For Benjamin, architecture was experienced in a state of distraction.
A man who concentrates before a work of art is absorbed by it. He enters into this work of art the way legend tells of the Chinese painter when he viewed his finished painting. In contrast, the distracted mass absorbs the work of art. This is most obvious with regard to buildings. Architecture has always represented the prototype of a work of art the reception of which is consummated by a collectivity in a state of distraction.
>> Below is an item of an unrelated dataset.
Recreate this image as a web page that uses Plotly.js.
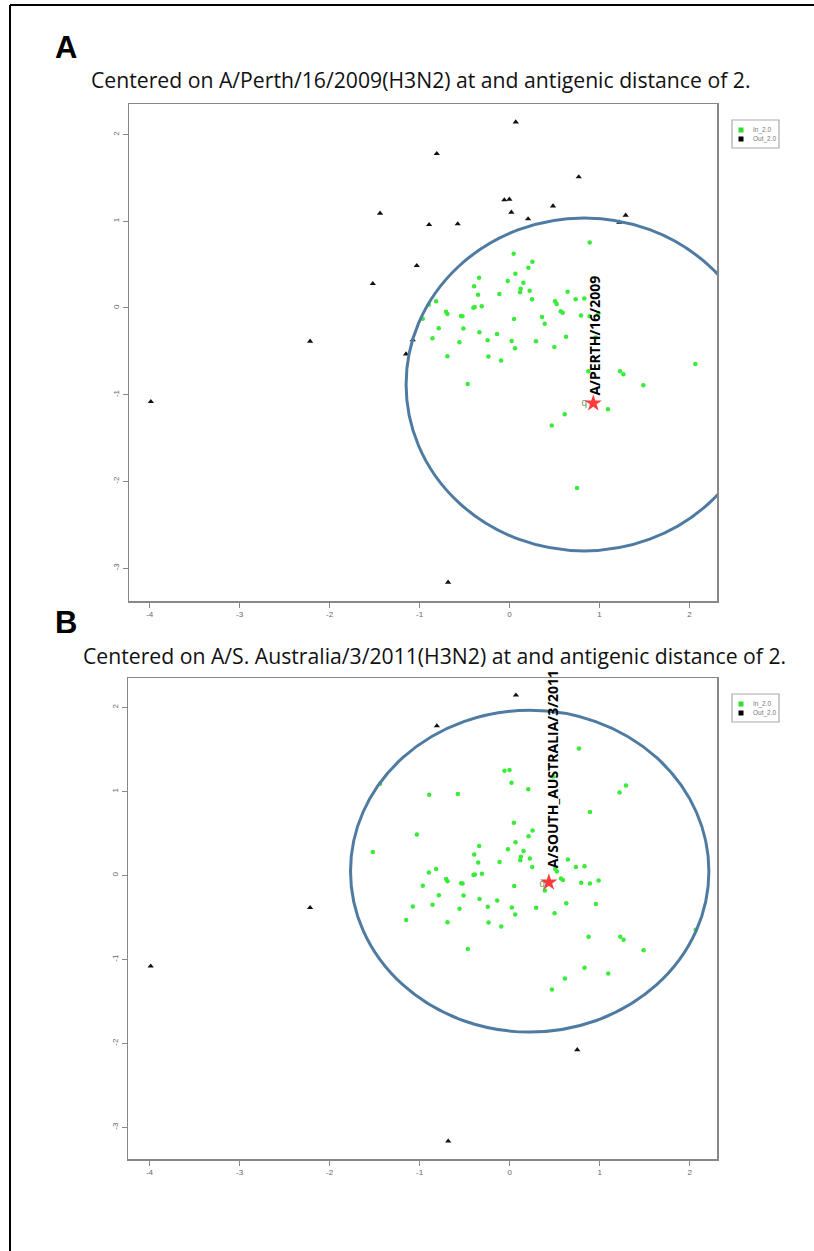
<!DOCTYPE html>
<html><head><meta charset="utf-8">
<script src="https://cdn.plot.ly/plotly-3.0.1.min.js"></script>
<style>body{margin:0;background:#fff}#chart{width:814px;height:1251px}</style>
</head><body><div id="chart"></div>
<script>
// ---- data (antigenic map coordinates, shared by both panels) ----
var ptX = [0.069,-0.809,0.769,-0.058,-0.002,0.483,0.020,0.206,1.291,1.220,
  -0.894,-0.576,-1.031,-1.150,-1.076,-0.683,-1.439,-1.520,-2.217,-3.987,
  0.891,0.046,0.254,0.209,0.065,-0.339,-0.020,0.154,-0.394,0.124,
  0.224,0.117,0.646,-0.350,-0.113,-0.817,0.735,0.831,0.250,0.506,
  0.524,-0.309,-0.402,-0.387,-0.706,-0.691,0.569,0.591,-0.539,-0.524,
  0.794,0.361,0.050,-0.965,0.391,-0.787,-0.513,-0.335,-0.139,-0.857,
  -0.243,-0.557,0.024,0.294,0.628,0.498,0.061,-0.691,-0.235,-0.094,
  2.065,1.228,1.265,-0.465,1.487,1.094,0.613,0.469,0.750,
  -0.898,0.891,0.987,0.957,0.876,0.831];
var ptY = [2.145,1.780,1.511,1.246,1.254,1.176,1.104,1.027,1.069,0.988,
  0.961,0.969,0.488,-0.531,-0.369,-3.164,1.092,0.280,-0.384,-1.081,
  0.754,0.627,0.534,0.465,0.396,0.350,0.311,0.292,0.250,0.223,
  0.200,0.181,0.188,0.154,0.161,0.077,0.100,0.108,0.100,0.077,
  0.046,0.019,0.004,0.012,-0.042,-0.069,-0.038,-0.054,-0.092,-0.096,
  -0.088,-0.104,-0.127,-0.123,-0.181,-0.235,-0.238,-0.281,-0.300,-0.350,
  -0.373,-0.396,-0.381,-0.385,-0.331,-0.450,-0.465,-0.557,-0.561,-0.607,
  -0.646,-0.731,-0.765,-0.877,-0.892,-1.169,-1.226,-1.357,-2.076,
  0.036,-0.095,-0.060,-0.341,-0.730,-1.099];
// membership: I = In_2.0, O = Out_2.0, R = reference strain (drawn as "q")
var memberA = ("OOOOOOOOOOOOOOOOOOOO" +
  "IIIIIIIIIIIIIIIIIIIIIIIIIIIIIIIIIIIIIIIIIIIIIIIIIIIIIIIIIII" +
  "IIIIIR").split("");
var memberB = ("OOIIIIIIIIIIIIIOIIOO" +
  "IIIIIIIIIIIIIIIIIIIIIIIIIIIIIIIRIIIIIIIIIIIIIIIIIIIIIIIIIIO" +
  "IIIIII").split("");
var panelNames = ["A", "B"];
var panelTitles = ["Centered on A/Perth/16/2009(H3N2) at and antigenic distance of 2.",
                   "Centered on A/S. Australia/3/2011(H3N2) at and antigenic distance of 2."];
var refLabels = ["A/PERTH/16/2009", "A/SOUTH_AUSTRALIA/3/2011"];
var starX = [0.931, 0.435];
var starY = [-1.099, -0.083];
var circleCX = [0.83, 0.222];
var circleCY = [-0.882, 0.05];
var circleRX = [1.98, 1.99];
var circleRY = [1.92, 1.915];
var legendLabels = ["In_2.0", "Out_2.0"];
var legendColors = ["#33dd33", "#000000"];
var xTicks = [-4, -3, -2, -1, 0, 1, 2];
var yTicks = [-3, -2, -1, 0, 1, 2];

// ---- layout helpers ----
var W = 814, H = 1251;
function px(x){ return x / W; }
function py(y){ return 1 - y / H; }

var members = [memberA, memberB];
var traces = [];
for (var p = 0; p < 2; p++) {
  var xa = p === 0 ? "x" : "x2", ya = p === 0 ? "y" : "y2";
  var sel = function(code){
    var xs = [], ys = [];
    for (var i = 0; i < ptX.length; i++) if (members[p][i] === code) { xs.push(ptX[i]); ys.push(ptY[i]); }
    return {x: xs, y: ys};
  };
  var inn = sel("I"), out = sel("O"), ref = sel("R");
  traces.push({type:"scatter", mode:"markers", x: inn.x, y: inn.y, xaxis: xa, yaxis: ya,
    marker:{color:"#38ec38", size:4.5, symbol:"circle"}, showlegend:false, hoverinfo:"skip"});
  traces.push({type:"scatter", mode:"markers", x: out.x, y: out.y, xaxis: xa, yaxis: ya,
    marker:{color:"#111", size:5.5, symbol:"triangle-up"}, showlegend:false, hoverinfo:"skip"});
  traces.push({type:"scatter", mode:"text", x: ref.x, y: ref.y, xaxis: xa, yaxis: ya, text: ref.x.map(function(){return "q";}),
    textfont:{family:"Liberation Sans", size:10, color:"#6f9a6f"}, showlegend:false, hoverinfo:"skip"});
  traces.push({type:"scatter", mode:"markers", x:[starX[p]], y:[starY[p]], xaxis: xa, yaxis: ya,
    marker:{color:"#ff3b3b", size:13, symbol:"star"}, showlegend:false, hoverinfo:"skip"});
}

function axisX(domain, range){
  return {domain: domain, range: range, tickvals: xTicks, ticktext: xTicks.map(String),
    showgrid:false, zeroline:false, showline:true, mirror:true, linecolor:"#888", linewidth:1.5,
    ticks:"outside", ticklen:5, tickcolor:"#888", tickwidth:1,
    tickfont:{family:"Liberation Sans", size:8, color:"#666"}, fixedrange:true};
}
function axisY(domain, range, anchor){
  return {domain: domain, range: range, tickvals: yTicks, ticktext: yTicks.map(String),
    showgrid:false, zeroline:false, showline:true, mirror:true, linecolor:"#888", linewidth:1.5,
    ticks:"outside", ticklen:5, tickcolor:"#888", tickwidth:1, tickangle:-90, anchor: anchor,
    tickfont:{family:"Liberation Sans", size:8, color:"#666"}, fixedrange:true};
}

var boxes = [
  {l:129, r:717, t:104, b:601},
  {l:128, r:717, t:678, b:1159}
];
var xr = [[-4.23, 2.306], [-4.239, 2.302]];
var yr = [[-3.38, 2.353], [-3.376, 2.35]];
var headY = [48, 622], subY = [80, 655], subX = [89, 81], legTop = [120, 694];

var shapes = [
  {type:"line", xref:"paper", yref:"paper", x0:px(10), x1:px(814), y0:py(5), y1:py(5), line:{color:"#000", width:2}},
  {type:"line", xref:"paper", yref:"paper", x0:px(10), x1:px(10), y0:py(5), y1:py(1251), line:{color:"#000", width:2}}
];
var annotations = [];
for (var p = 0; p < 2; p++) {
  var xr_ = p === 0 ? "x" : "x2", yr_ = p === 0 ? "y" : "y2";
  shapes.push({type:"circle", xref:xr_, yref:yr_,
    x0: circleCX[p] - circleRX[p], x1: circleCX[p] + circleRX[p],
    y0: circleCY[p] - circleRY[p], y1: circleCY[p] + circleRY[p],
    line:{color:"#4f7ba3", width:3}});
  annotations.push({xref:"paper", yref:"paper", x:px(53), y:py(headY[p]), xanchor:"left", yanchor:"middle",
    text:"<b>" + panelNames[p] + "</b>", showarrow:false, font:{family:"Liberation Sans", size:31, color:"#000"}});
  annotations.push({xref:"paper", yref:"paper", x:px(subX[p]), y:py(subY[p]), xanchor:"left", yanchor:"middle",
    text: panelTitles[p], showarrow:false, font:{family:"Open Sans", size:21.2, color:"#111"}});
  annotations.push({xref:xr_, yref:yr_, x:starX[p], y:starY[p], xanchor:"center", yanchor:"bottom",
    yshift: p === 0 ? 6 : 12, xshift: p === 0 ? 1 : 3, textangle:-90,
    text:"<b>" + refLabels[p] + "</b>", showarrow:false, font:{family:"Open Sans", size:14, color:"#000"}});
  // legend box
  var lt = legTop[p];
  shapes.push({type:"rect", xref:"paper", yref:"paper", x0:px(732), x1:px(779), y0:py(lt), y1:py(lt + 28),
    line:{color:"#aaa", width:1.2}, fillcolor:"#fff"});
  for (var k = 0; k < 2; k++) {
    var cy = lt + 10 + k * 9;
    shapes.push({type:"rect", xref:"paper", yref:"paper", x0:px(738.5), x1:px(743.5), y0:py(cy - 2.5), y1:py(cy + 2.5),
      line:{width:0}, fillcolor: legendColors[k]});
    annotations.push({xref:"paper", yref:"paper", x:px(751), y:py(cy), xanchor:"left", yanchor:"middle",
      text: legendLabels[k], showarrow:false, font:{family:"Liberation Sans", size:6.5, color:"#777"}});
  }
}

var layout = {
  width: W, height: H, margin:{l:0, r:0, t:0, b:0},
  paper_bgcolor:"#fff", plot_bgcolor:"#fff", showlegend:false,
  xaxis: axisX([px(boxes[0].l), px(boxes[0].r)], xr[0]),
  yaxis: axisY([py(boxes[0].b), py(boxes[0].t)], yr[0], "x"),
  xaxis2: axisX([px(boxes[1].l), px(boxes[1].r)], xr[1]),
  yaxis2: axisY([py(boxes[1].b), py(boxes[1].t)], yr[1], "x2"),
  shapes: shapes, annotations: annotations
};
layout.xaxis2.anchor = "y2";
layout.xaxis.anchor = "y";

Plotly.newPlot("chart", traces, layout, {staticPlot:true, displayModeBar:false});
</script></body></html>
Against works of art which demand specifically directed attention (the dominant tradition of art, according to Benjamin), architecture epitomises the art of distraction. There is a frontality implicit in the gallery situation: we are confronted with a work. The belief that art should provoke aligns with this, as do more traditional ideas of art that emphasise expression or presentation. In each case, art is assigned a frontal, even facial role. Film ‘meets this mode of reception halfway’. Although the audience are placed ‘in the position of the critic’, no attention is demanded of them. Architecture, however, in comparison to its ubiquity, is rarely looked at. It is used, but it rarely becomes the subject of an explicit, directed attention. Even when it does suddenly intrude on our awareness, it often does so in part: it is the doorframe, or the reflection off a window, or the shakiness of a handrail, rather than any cohesive architectural unity that arrests us. Architecture occupies the peripheral vision. It is also noteworthy that architecture does not present itself to the individual, but to the mass: architecture as a shared peripheral experience.